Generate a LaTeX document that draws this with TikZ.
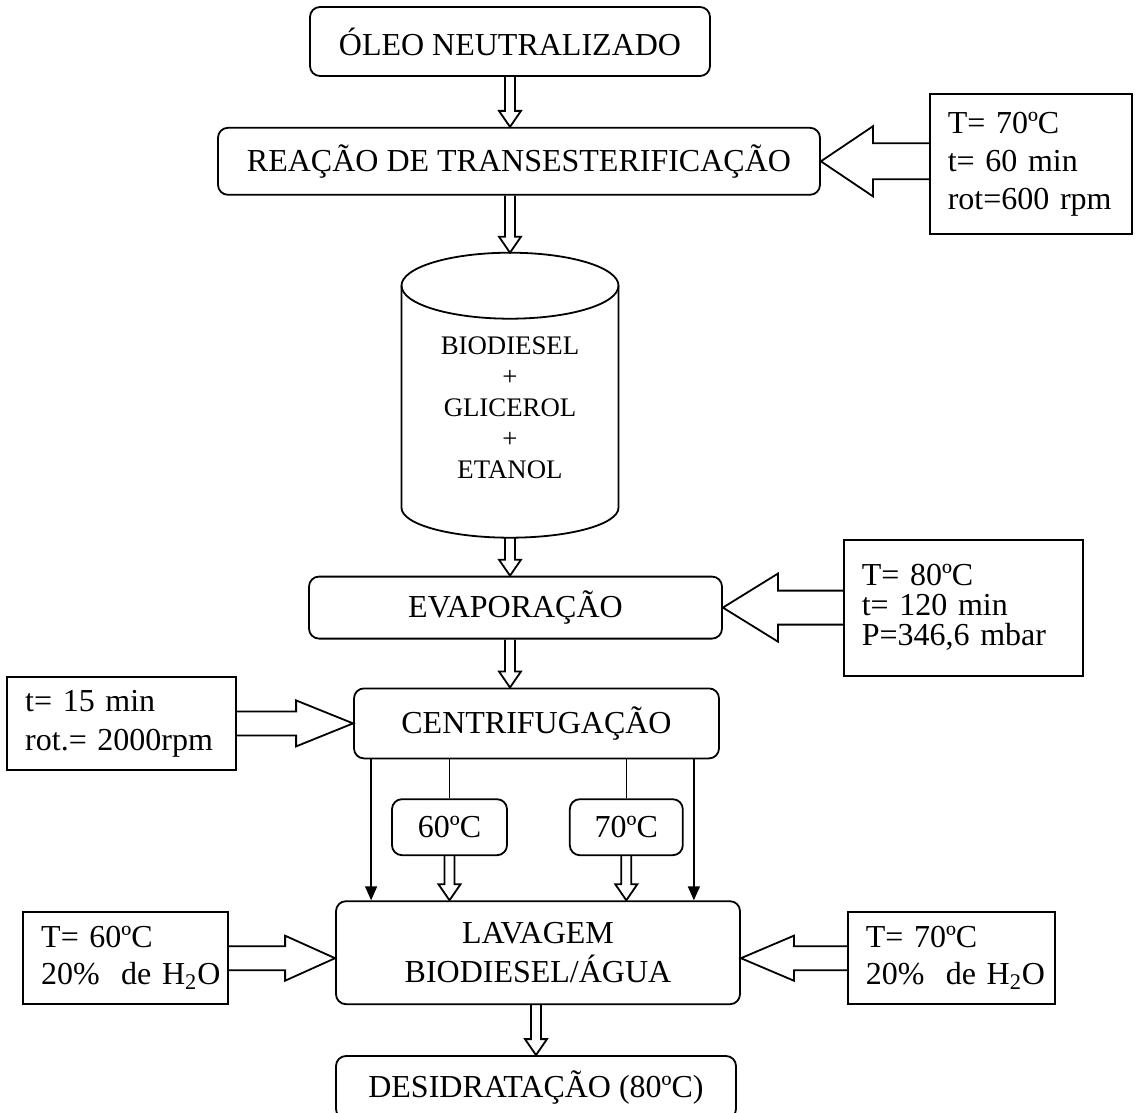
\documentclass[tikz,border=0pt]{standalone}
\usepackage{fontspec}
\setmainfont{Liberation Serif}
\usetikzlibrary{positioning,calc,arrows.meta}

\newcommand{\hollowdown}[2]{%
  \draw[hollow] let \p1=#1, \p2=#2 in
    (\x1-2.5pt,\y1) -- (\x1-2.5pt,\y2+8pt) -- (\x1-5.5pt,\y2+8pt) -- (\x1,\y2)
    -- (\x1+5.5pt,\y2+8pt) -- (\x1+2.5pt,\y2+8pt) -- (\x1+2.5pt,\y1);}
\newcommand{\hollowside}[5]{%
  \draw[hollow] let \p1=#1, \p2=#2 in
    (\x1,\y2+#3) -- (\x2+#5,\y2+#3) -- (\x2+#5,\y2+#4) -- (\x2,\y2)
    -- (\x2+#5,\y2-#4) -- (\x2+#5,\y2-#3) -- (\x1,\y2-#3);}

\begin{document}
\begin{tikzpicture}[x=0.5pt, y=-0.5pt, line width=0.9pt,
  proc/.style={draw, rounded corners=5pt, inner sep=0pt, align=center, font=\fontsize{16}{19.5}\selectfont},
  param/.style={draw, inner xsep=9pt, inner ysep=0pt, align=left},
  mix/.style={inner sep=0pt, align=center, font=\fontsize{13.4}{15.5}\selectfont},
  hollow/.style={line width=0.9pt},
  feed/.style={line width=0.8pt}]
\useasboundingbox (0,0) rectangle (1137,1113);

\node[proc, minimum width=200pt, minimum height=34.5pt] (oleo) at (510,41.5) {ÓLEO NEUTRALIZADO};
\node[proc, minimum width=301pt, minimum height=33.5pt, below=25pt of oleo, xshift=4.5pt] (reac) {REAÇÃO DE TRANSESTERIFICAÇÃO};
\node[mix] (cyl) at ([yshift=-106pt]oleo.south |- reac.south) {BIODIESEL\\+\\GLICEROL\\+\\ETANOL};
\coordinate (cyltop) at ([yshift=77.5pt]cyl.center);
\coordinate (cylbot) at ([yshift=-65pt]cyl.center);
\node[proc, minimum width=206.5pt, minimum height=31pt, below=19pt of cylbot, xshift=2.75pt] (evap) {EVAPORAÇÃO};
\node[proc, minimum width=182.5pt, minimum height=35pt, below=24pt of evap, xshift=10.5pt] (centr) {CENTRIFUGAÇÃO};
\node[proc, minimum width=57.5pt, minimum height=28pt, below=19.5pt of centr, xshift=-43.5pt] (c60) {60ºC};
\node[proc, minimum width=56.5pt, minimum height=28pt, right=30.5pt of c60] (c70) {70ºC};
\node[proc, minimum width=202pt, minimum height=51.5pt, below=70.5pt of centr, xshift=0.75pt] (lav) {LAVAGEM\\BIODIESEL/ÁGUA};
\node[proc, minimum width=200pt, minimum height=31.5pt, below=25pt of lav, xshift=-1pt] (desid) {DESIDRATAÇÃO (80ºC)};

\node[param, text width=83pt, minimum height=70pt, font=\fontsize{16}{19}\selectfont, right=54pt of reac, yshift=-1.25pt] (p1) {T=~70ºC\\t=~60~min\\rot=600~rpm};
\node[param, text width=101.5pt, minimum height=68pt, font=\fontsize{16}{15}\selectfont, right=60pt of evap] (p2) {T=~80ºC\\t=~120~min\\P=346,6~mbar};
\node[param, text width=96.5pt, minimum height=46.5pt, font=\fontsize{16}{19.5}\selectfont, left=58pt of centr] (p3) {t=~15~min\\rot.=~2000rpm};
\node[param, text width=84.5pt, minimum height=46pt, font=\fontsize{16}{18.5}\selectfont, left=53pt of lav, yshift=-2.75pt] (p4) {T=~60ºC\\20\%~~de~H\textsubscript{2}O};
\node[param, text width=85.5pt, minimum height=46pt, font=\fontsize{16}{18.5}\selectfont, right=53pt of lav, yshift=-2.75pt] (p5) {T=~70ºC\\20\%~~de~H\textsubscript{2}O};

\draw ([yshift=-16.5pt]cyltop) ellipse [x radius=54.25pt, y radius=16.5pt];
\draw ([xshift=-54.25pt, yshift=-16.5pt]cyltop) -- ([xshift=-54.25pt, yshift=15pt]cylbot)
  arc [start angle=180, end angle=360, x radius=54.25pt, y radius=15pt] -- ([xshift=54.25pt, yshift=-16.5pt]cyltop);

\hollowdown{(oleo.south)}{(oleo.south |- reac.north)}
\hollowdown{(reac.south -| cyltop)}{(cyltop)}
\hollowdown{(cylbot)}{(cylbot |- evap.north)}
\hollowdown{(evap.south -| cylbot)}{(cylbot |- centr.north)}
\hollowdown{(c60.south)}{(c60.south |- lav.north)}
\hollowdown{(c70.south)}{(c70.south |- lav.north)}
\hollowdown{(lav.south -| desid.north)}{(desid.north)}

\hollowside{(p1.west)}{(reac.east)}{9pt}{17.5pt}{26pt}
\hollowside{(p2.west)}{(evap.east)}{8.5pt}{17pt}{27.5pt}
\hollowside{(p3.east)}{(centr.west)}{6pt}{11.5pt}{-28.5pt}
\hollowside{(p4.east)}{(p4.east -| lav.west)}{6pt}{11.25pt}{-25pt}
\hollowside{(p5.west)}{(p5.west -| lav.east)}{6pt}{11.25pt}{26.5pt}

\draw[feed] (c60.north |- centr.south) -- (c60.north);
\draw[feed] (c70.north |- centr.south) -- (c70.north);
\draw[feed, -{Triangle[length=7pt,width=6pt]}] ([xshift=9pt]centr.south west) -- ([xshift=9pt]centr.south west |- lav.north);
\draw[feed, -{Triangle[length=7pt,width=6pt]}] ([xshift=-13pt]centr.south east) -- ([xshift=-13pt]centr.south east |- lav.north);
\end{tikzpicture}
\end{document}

— Instructions to follow —
Leave the pictures out and output the rest of the listing exactly.

— Final result —
Generate a LaTeX document that draws this with TikZ.
\documentclass[tikz,border=0pt]{standalone}
\usepackage{fontspec}
\setmainfont{Liberation Serif}
\usetikzlibrary{positioning,calc,arrows.meta}

\newcommand{\hollowdown}[2]{%
  \draw[hollow] let \p1=#1, \p2=#2 in
    (\x1-2.5pt,\y1) -- (\x1-2.5pt,\y2+8pt) -- (\x1-5.5pt,\y2+8pt) -- (\x1,\y2)
    -- (\x1+5.5pt,\y2+8pt) -- (\x1+2.5pt,\y2+8pt) -- (\x1+2.5pt,\y1);}
\newcommand{\hollowside}[5]{%
  \draw[hollow] let \p1=#1, \p2=#2 in
    (\x1,\y2+#3) -- (\x2+#5,\y2+#3) -- (\x2+#5,\y2+#4) -- (\x2,\y2)
    -- (\x2+#5,\y2-#4) -- (\x2+#5,\y2-#3) -- (\x1,\y2-#3);}

\begin{document}
\begin{tikzpicture}[x=0.5pt, y=-0.5pt, line width=0.9pt,
  proc/.style={draw, rounded corners=5pt, inner sep=0pt, align=center, font=\fontsize{16}{19.5}\selectfont},
  param/.style={draw, inner xsep=9pt, inner ysep=0pt, align=left},
  mix/.style={inner sep=0pt, align=center, font=\fontsize{13.4}{15.5}\selectfont},
  hollow/.style={line width=0.9pt},
  feed/.style={line width=0.8pt}]
\useasboundingbox (0,0) rectangle (1137,1113);

\node[proc, minimum width=200pt, minimum height=34.5pt] (oleo) at (510,41.5) {ÓLEO NEUTRALIZADO};
\node[proc, minimum width=301pt, minimum height=33.5pt, below=25pt of oleo, xshift=4.5pt] (reac) {REAÇÃO DE TRANSESTERIFICAÇÃO};
\node[mix] (cyl) at ([yshift=-106pt]oleo.south |- reac.south) {BIODIESEL\\+\\GLICEROL\\+\\ETANOL};
\coordinate (cyltop) at ([yshift=77.5pt]cyl.center);
\coordinate (cylbot) at ([yshift=-65pt]cyl.center);
\node[proc, minimum width=206.5pt, minimum height=31pt, below=19pt of cylbot, xshift=2.75pt] (evap) {EVAPORAÇÃO};
\node[proc, minimum width=182.5pt, minimum height=35pt, below=24pt of evap, xshift=10.5pt] (centr) {CENTRIFUGAÇÃO};
\node[proc, minimum width=57.5pt, minimum height=28pt, below=19.5pt of centr, xshift=-43.5pt] (c60) {60ºC};
\node[proc, minimum width=56.5pt, minimum height=28pt, right=30.5pt of c60] (c70) {70ºC};
\node[proc, minimum width=202pt, minimum height=51.5pt, below=70.5pt of centr, xshift=0.75pt] (lav) {LAVAGEM\\BIODIESEL/ÁGUA};
\node[proc, minimum width=200pt, minimum height=31.5pt, below=25pt of lav, xshift=-1pt] (desid) {DESIDRATAÇÃO (80ºC)};

\node[param, text width=83pt, minimum height=70pt, font=\fontsize{16}{19}\selectfont, right=54pt of reac, yshift=-1.25pt] (p1) {T=~70ºC\\t=~60~min\\rot=600~rpm};
\node[param, text width=101.5pt, minimum height=68pt, font=\fontsize{16}{15}\selectfont, right=60pt of evap] (p2) {T=~80ºC\\t=~120~min\\P=346,6~mbar};
\node[param, text width=96.5pt, minimum height=46.5pt, font=\fontsize{16}{19.5}\selectfont, left=58pt of centr] (p3) {t=~15~min\\rot.=~2000rpm};
\node[param, text width=84.5pt, minimum height=46pt, font=\fontsize{16}{18.5}\selectfont, left=53pt of lav, yshift=-2.75pt] (p4) {T=~60ºC\\20\%~~de~H\textsubscript{2}O};
\node[param, text width=85.5pt, minimum height=46pt, font=\fontsize{16}{18.5}\selectfont, right=53pt of lav, yshift=-2.75pt] (p5) {T=~70ºC\\20\%~~de~H\textsubscript{2}O};

\draw ([yshift=-16.5pt]cyltop) ellipse [x radius=54.25pt, y radius=16.5pt];
\draw ([xshift=-54.25pt, yshift=-16.5pt]cyltop) -- ([xshift=-54.25pt, yshift=15pt]cylbot)
  arc [start angle=180, end angle=360, x radius=54.25pt, y radius=15pt] -- ([xshift=54.25pt, yshift=-16.5pt]cyltop);

\hollowdown{(oleo.south)}{(oleo.south |- reac.north)}
\hollowdown{(reac.south -| cyltop)}{(cyltop)}
\hollowdown{(cylbot)}{(cylbot |- evap.north)}
\hollowdown{(evap.south -| cylbot)}{(cylbot |- centr.north)}
\hollowdown{(c60.south)}{(c60.south |- lav.north)}
\hollowdown{(c70.south)}{(c70.south |- lav.north)}
\hollowdown{(lav.south -| desid.north)}{(desid.north)}

\hollowside{(p1.west)}{(reac.east)}{9pt}{17.5pt}{26pt}
\hollowside{(p2.west)}{(evap.east)}{8.5pt}{17pt}{27.5pt}
\hollowside{(p3.east)}{(centr.west)}{6pt}{11.5pt}{-28.5pt}
\hollowside{(p4.east)}{(p4.east -| lav.west)}{6pt}{11.25pt}{-25pt}
\hollowside{(p5.west)}{(p5.west -| lav.east)}{6pt}{11.25pt}{26.5pt}

\draw[feed] (c60.north |- centr.south) -- (c60.north);
\draw[feed] (c70.north |- centr.south) -- (c70.north);
\draw[feed, -{Triangle[length=7pt,width=6pt]}] ([xshift=9pt]centr.south west) -- ([xshift=9pt]centr.south west |- lav.north);
\draw[feed, -{Triangle[length=7pt,width=6pt]}] ([xshift=-13pt]centr.south east) -- ([xshift=-13pt]centr.south east |- lav.north);
\end{tikzpicture}
\end{document}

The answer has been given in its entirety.